One of his spies, Pooley, was also arrested around this time, though later released – no doubt at a nod from Walsingham. I have Goodluck go through much the same process, but without the all-important nod. For as Shakespeare would later put it, ‘Confusion now hath made his masterpiece.’ At this point in the conspiracy, it must have been desperately hard to tell conspirator from spy and to ensure secret orders were passed to the right men. So my invented spy Master Goodluck is mistakenly brought before the psychopathic torturer Richard Topcliffe as a conspirator, and is lucky to escape with his life. Topcliffe was the Queen’s chief torturer and Catholic priest-hunter for many years, operating in darkened rooms and using the cruellest implements of the age. He was proud of his work, and although the earlier scene between Topcliffe, Elizabeth, Walsingham and Gilbert Gifford is fictitious, Topcliffe often claimed to be intimate with Queen Elizabeth. Indeed, he was clearly a deviant, raping at least one of his victims and taking a perverse pleasure in inflicting pain.
1

Where William Shakespeare is concerned, I have written with a somewhat freer hand. Few historians agree on what Shakespeare was doing in what are popularly known as ‘the lost years’ between his early marriage and his first noted presence in London. Consequently, in this book I place him in London early on, while his wife Anne nurses their baby daughter in Stratford, and suggest an informal apprenticeship during those years, Shakespeare learning his trade as a jobbing actor and nascent playwright. He may have been with the Queen’s Men in its early days, or with Lord Strange’s company. Nobody seems very sure which company he joined first,
nor
what he did there. Consequently, I am careful not to pin Shakespeare down to one company during these uncertain years, but to have him work ‘freelance’, following the money from job to job. However, I put him together in several scenes with rival playwright – and possible government spy – Christopher Marlowe, but of course we have no evidence for that friendship either. London was a small city in those days though, and they would certainly have met, if not known each other fairly well.

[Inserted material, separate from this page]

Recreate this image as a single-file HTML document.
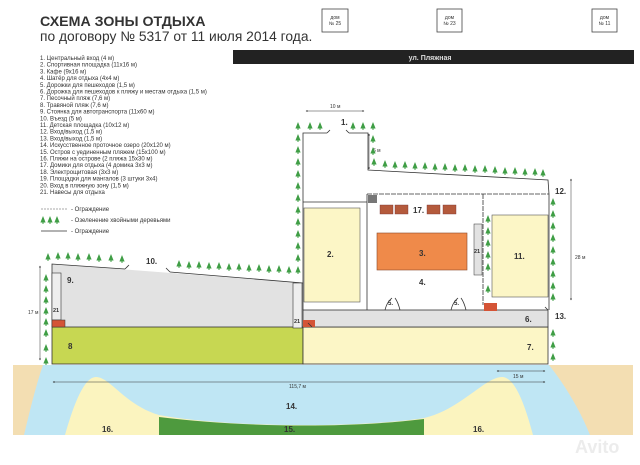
<!DOCTYPE html>
<html><head><meta charset="utf-8"><style>
body{margin:0;background:#fff;}
svg{display:block;font-family:"Liberation Sans",sans-serif;}
.l{font-size:6px;fill:#333;}
.n{font-size:8px;fill:#333;font-weight:bold;}
.d{font-size:5px;fill:#333;}
</style></head><body>
<svg width="640" height="465" viewBox="0 0 640 465" xmlns="http://www.w3.org/2000/svg">
<defs>
<g id="t"><polygon points="0,-5 -2.6,1.5 2.6,1.5" fill="#3f9e45"/><rect x="-0.5" y="1.5" width="1" height="1.5" fill="#3f9e45"/></g>
<marker id="a" viewBox="0 0 6 6" refX="5" refY="3" markerWidth="4" markerHeight="4" orient="auto-start-reverse"><path d="M0,0L6,3L0,6z" fill="#222"/></marker>
</defs>
<text x="40" y="26" font-size="14.2" font-weight="bold" fill="#333">СХЕМА ЗОНЫ ОТДЫХА</text>
<text x="40" y="41" font-size="13.8" fill="#333">по договору № 5317 от 11 июля 2014 года.</text>
<g fill="#fff" stroke="#444" stroke-width="0.8">
<rect x="322" y="9" width="26" height="23"/><rect x="437" y="9" width="25" height="23"/><rect x="592" y="9" width="25" height="23"/></g>
<g class="d" text-anchor="middle"><text x="335" y="19">дом</text><text x="335" y="25">№ 25</text>
<text x="449.5" y="19">дом</text><text x="449.5" y="25">№ 23</text><text x="604.5" y="19">дом</text><text x="604.5" y="25">№ 11</text></g>
<rect x="233" y="50" width="401" height="14" fill="#222"/>
<text x="430" y="60" font-size="7" fill="#ddd" font-weight="bold" text-anchor="middle">ул. Пляжная</text>
<g class="l">
<text x="40" y="60">1. Центральный вход (4 м)</text>
<text x="40" y="66.7">2. Спортивная площадка (11х16 м)</text>
<text x="40" y="73.4">3. Кафе (9х16 м)</text>
<text x="40" y="80.1">4. Шатёр для отдыха (4х4 м)</text>
<text x="40" y="86.8">5. Дорожки для пешеходов (1,5 м)</text>
<text x="40" y="93.5">6. Дорожка для пешеходов к пляжу и местам отдыха (1,5 м)</text>
<text x="40" y="100.2">7. Песочный пляж (7,6 м)</text>
<text x="40" y="106.9">8. Травяной пляж (7,6 м)</text>
<text x="40" y="113.6">9. Стоянка для автотранспорта (11х60 м)</text>
<text x="40" y="120.3">10. Въезд (5 м)</text>
<text x="40" y="127">11. Детская площадка (10х12 м)</text>
<text x="40" y="133.7">12. Вход/выход (1,5 м)</text>
<text x="40" y="140.4">13. Вход/выход (1,5 м)</text>
<text x="40" y="147.1">14. Искусственное проточное озеро (20х120 м)</text>
<text x="40" y="153.8">15. Остров с уединенным пляжем (15х100 м)</text>
<text x="40" y="160.5">16. Пляжи на острове (2 пляжа 15х30 м)</text>
<text x="40" y="167.2">17. Домики для отдыха (4 домика 3х3 м)</text>
<text x="40" y="173.9">18. Электрощитовая (3х3 м)</text>
<text x="40" y="180.6">19. Площадки для мангалов (3 штуки 3х4)</text>
<text x="40" y="187.3">20. Вход в пляжную зону (1,5 м)</text>
<text x="40" y="194">21. Навесы для отдыха</text>
<text x="71" y="211">- Ограждение</text>
<text x="71" y="222">- Озеленение хвойными деревьями</text>
<text x="71" y="233">- Ограждение</text></g>
<line x1="41" y1="209" x2="67" y2="209" stroke="#555" stroke-width="0.6" stroke-dasharray="2,1"/>
<use href="#t" x="43" y="221"/><use href="#t" x="50" y="221"/><use href="#t" x="57" y="221"/>
<line x1="41" y1="231" x2="67" y2="231" stroke="#333" stroke-width="0.8"/>
<rect x="13" y="365" width="620" height="70" fill="#f3deb2"/>
<path d="M43,365 L549,365 C565,385 580,410 590,435 L24,435 C30,410 36,385 43,365Z" fill="#bfe6f4"/>
<path d="M65,435 C75,400 85,377 96,377 C110,377 125,405 159,415 C230,428 360,428 424,418 C460,410 485,377 502,377 C515,377 525,405 533,435Z" fill="#fbf4bf"/>
<path d="M159,417 C250,428 350,428 424,419 L424,435 L159,435Z" fill="#4e9a3e"/>
<polygon points="52,264 303,283 303,327 52,327" fill="#e2e2e2"/>
<rect x="52" y="327" width="251" height="37" fill="#c7d752" stroke="#333" stroke-width="0.8"/>
<rect x="303" y="327" width="245" height="37" fill="#fcf6c6" stroke="#333" stroke-width="0.8"/>
<polyline points="125,269 52,264 52,327" fill="none" stroke="#333" stroke-width="0.8"/>
<line x1="170" y1="272" x2="303" y2="283" stroke="#333" stroke-width="0.8"/>
<rect x="52" y="273" width="9" height="47" fill="#eee" stroke="#333" stroke-width="0.6"/>
<rect x="52" y="320" width="13" height="7" fill="#d45436" stroke="#333" stroke-width="0.5"/>
<rect x="293" y="283" width="9" height="45" fill="#eee" stroke="#333" stroke-width="0.6"/>
<rect x="303" y="310" width="245" height="17" fill="#e2e2e2" stroke="#333" stroke-width="0.8"/>
<rect x="303" y="320" width="12" height="7" fill="#d45436"/>
<rect x="484" y="303" width="13" height="8" fill="#d45436"/>
<rect x="304" y="208" width="56" height="94" fill="#fcf6c6" stroke="#555" stroke-width="0.6"/>
<rect x="492" y="215" width="56" height="82" fill="#fcf6c6" stroke="#555" stroke-width="0.6"/>
<rect x="377" y="233" width="90" height="37" fill="#ef8a4a" stroke="#8a4a2a" stroke-width="0.6"/>
<rect x="474" y="224" width="8" height="51" fill="#e2e2e2" stroke="#333" stroke-width="0.5"/>
<g fill="#b45a3c" stroke="#733" stroke-width="0.4"><rect x="380" y="205" width="13" height="9"/><rect x="395" y="205" width="13" height="9"/><rect x="427" y="205" width="13" height="9"/><rect x="443" y="205" width="13" height="9"/></g>
<rect x="368" y="195" width="9" height="8" fill="#777"/>
<g fill="none" stroke="#333" stroke-width="0.8">
<polyline points="327,133 303,133 303,310"/>
<polyline points="349,133 368,133 368,170 548,180 549,194"/>
<line x1="303" y1="202" x2="367" y2="202"/>
<line x1="367" y1="194" x2="367" y2="310"/>
<line x1="367" y1="194" x2="549" y2="194" stroke-dasharray="5,1"/>
<line x1="549" y1="194" x2="549" y2="310"/>
<line x1="483" y1="194" x2="483" y2="305" stroke-dasharray="5,1"/>
<path d="M327,133 l3,-3 M349,133 l-3,-3 M312,327 l-4,-4 M385,310 C387,302 390,300 392,298 M395,298 C398,302 399,306 400,310 M451,310 C453,302 456,300 458,298 M461,298 C464,302 465,306 466,310 M125,269 l4,-4 M170,272 l-4,-4 M548,310 l-3,-3"/>
<line x1="40" y1="266" x2="40" y2="360" stroke-width="0.5" marker-start="url(#a)" marker-end="url(#a)"/>
<line x1="571" y1="179" x2="571" y2="300" stroke-width="0.5" marker-start="url(#a)" marker-end="url(#a)"/>
<line x1="306" y1="111" x2="364" y2="111" stroke-width="0.5" marker-start="url(#a)" marker-end="url(#a)"/>
<line x1="369" y1="134" x2="369" y2="169" stroke-width="0.5" marker-start="url(#a)" marker-end="url(#a)"/>
<line x1="53" y1="382" x2="545" y2="382" stroke-width="0.5" marker-start="url(#a)" marker-end="url(#a)"/>
<line x1="497" y1="371" x2="545" y2="371" stroke-width="0.5" marker-start="url(#a)" marker-end="url(#a)"/>
</g>
<g class="d"><text x="28" y="314">17 м</text><text x="575" y="259">28 м</text><text x="330" y="108">10 м</text><text x="373" y="152">6 м</text><text x="289" y="388">115,7 м</text><text x="513" y="378">15 м</text></g>
<g>
<use href="#t" x="298" y="127"/><use href="#t" x="310" y="127"/><use href="#t" x="320" y="127"/>
<use href="#t" x="353" y="127"/><use href="#t" x="363" y="127"/><use href="#t" x="373" y="127"/>
<use href="#t" x="298" y="139"/><use href="#t" x="298" y="151"/><use href="#t" x="298" y="163"/><use href="#t" x="298" y="175"/><use href="#t" x="298" y="187"/><use href="#t" x="298" y="199"/><use href="#t" x="298" y="211"/><use href="#t" x="298" y="223"/><use href="#t" x="298" y="235"/><use href="#t" x="298" y="247"/><use href="#t" x="298" y="259"/><use href="#t" x="298" y="271"/>
<use href="#t" x="373" y="140"/><use href="#t" x="373" y="152"/><use href="#t" x="374" y="163"/>
<use href="#t" x="385" y="165"/><use href="#t" x="395" y="166"/><use href="#t" x="405" y="166"/><use href="#t" x="415" y="167"/><use href="#t" x="425" y="167"/><use href="#t" x="435" y="168"/><use href="#t" x="445" y="168"/><use href="#t" x="455" y="169"/><use href="#t" x="465" y="169"/><use href="#t" x="475" y="170"/><use href="#t" x="485" y="170"/><use href="#t" x="495" y="171"/><use href="#t" x="505" y="172"/><use href="#t" x="515" y="172"/><use href="#t" x="525" y="173"/><use href="#t" x="535" y="173"/><use href="#t" x="543" y="174"/>
<use href="#t" x="553" y="203"/><use href="#t" x="553" y="215"/><use href="#t" x="553" y="227"/><use href="#t" x="553" y="239"/><use href="#t" x="553" y="251"/><use href="#t" x="553" y="263"/><use href="#t" x="553" y="275"/><use href="#t" x="553" y="287"/><use href="#t" x="553" y="298"/>
<use href="#t" x="553" y="334"/><use href="#t" x="553" y="346"/><use href="#t" x="553" y="358"/>
<use href="#t" x="488" y="220"/><use href="#t" x="488" y="232"/><use href="#t" x="488" y="244"/><use href="#t" x="488" y="256"/><use href="#t" x="488" y="268"/><use href="#t" x="488" y="290"/>
<use href="#t" x="48" y="258"/><use href="#t" x="58" y="257"/><use href="#t" x="68" y="257"/><use href="#t" x="78" y="258"/><use href="#t" x="89" y="258"/><use href="#t" x="99" y="259"/><use href="#t" x="111" y="259"/><use href="#t" x="122" y="260"/>
<use href="#t" x="179" y="265"/><use href="#t" x="189" y="266"/><use href="#t" x="199" y="266"/><use href="#t" x="209" y="267"/><use href="#t" x="219" y="267"/><use href="#t" x="229" y="268"/><use href="#t" x="239" y="268"/><use href="#t" x="249" y="269"/><use href="#t" x="259" y="269"/><use href="#t" x="269" y="270"/><use href="#t" x="279" y="270"/><use href="#t" x="289" y="271"/>
<use href="#t" x="46" y="279"/><use href="#t" x="46" y="290"/><use href="#t" x="46" y="301"/><use href="#t" x="46" y="312"/><use href="#t" x="46" y="323"/><use href="#t" x="46" y="334"/><use href="#t" x="46" y="349"/><use href="#t" x="46" y="362"/>
</g>
<g class="n">
<text x="341" y="125">1.</text><text x="555" y="194">12.</text><text x="555" y="319">13.</text>
<text x="327" y="257">2.</text><text x="419" y="256">3.</text><text x="419" y="285">4.</text>
<text x="388" y="305" font-size="6">5.</text><text x="454" y="305" font-size="6">5.</text>
<text x="413" y="213">17.</text><text x="514" y="259">11.</text><text x="525" y="322">6.</text>
<text x="527" y="350">7.</text><text x="68" y="349">8</text><text x="67" y="283">9.</text><text x="146" y="264">10.</text>
<text x="286" y="409">14.</text><text x="284" y="432">15.</text><text x="102" y="432">16.</text><text x="473" y="432">16.</text>
<text x="53" y="312" font-size="5.5">21</text><text x="294" y="323" font-size="5.5">21</text><text x="474" y="253" font-size="5.5">21</text>
</g>
<text x="575" y="453" font-size="18" fill="#ececec" font-weight="bold">Avito</text>
</svg>
</body></html>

I take greater liberties with Shakespeare’s writings, and here the reader must forgive me. Since I have William Shakespeare meet his ‘Dark Lady’ early in the 1580s, I needed to show him musing about her at this time too, and also developing as a writer. To this end, I mention various sonnets and plays whose dates are almost certainly later, possibly even early Jacobean. Equally, I wished to show the young Shakespeare tinkering with older, extant plays – British histories in particular, which I consider an obsession of his from early on – in an attempt to restructure and rewrite these theatrical templates so he could create something entirely his own. An early
King Leir
was already being performed by the late 1580s; it is not impossible to imagine that the play had existed as a folk piece long before that, and that Shakespeare may have seen something worth developing in its repetitive, folk-tale structure. I do not mean to suggest that the
King Leir
in my story is the same play commonly considered to be among his later and most accomplished works. But I think we can expect that a natural storyteller like Shakespeare would have been automatically rewriting its scenes in his head, even as a tyro, as he watched or played the earlier piece on stage.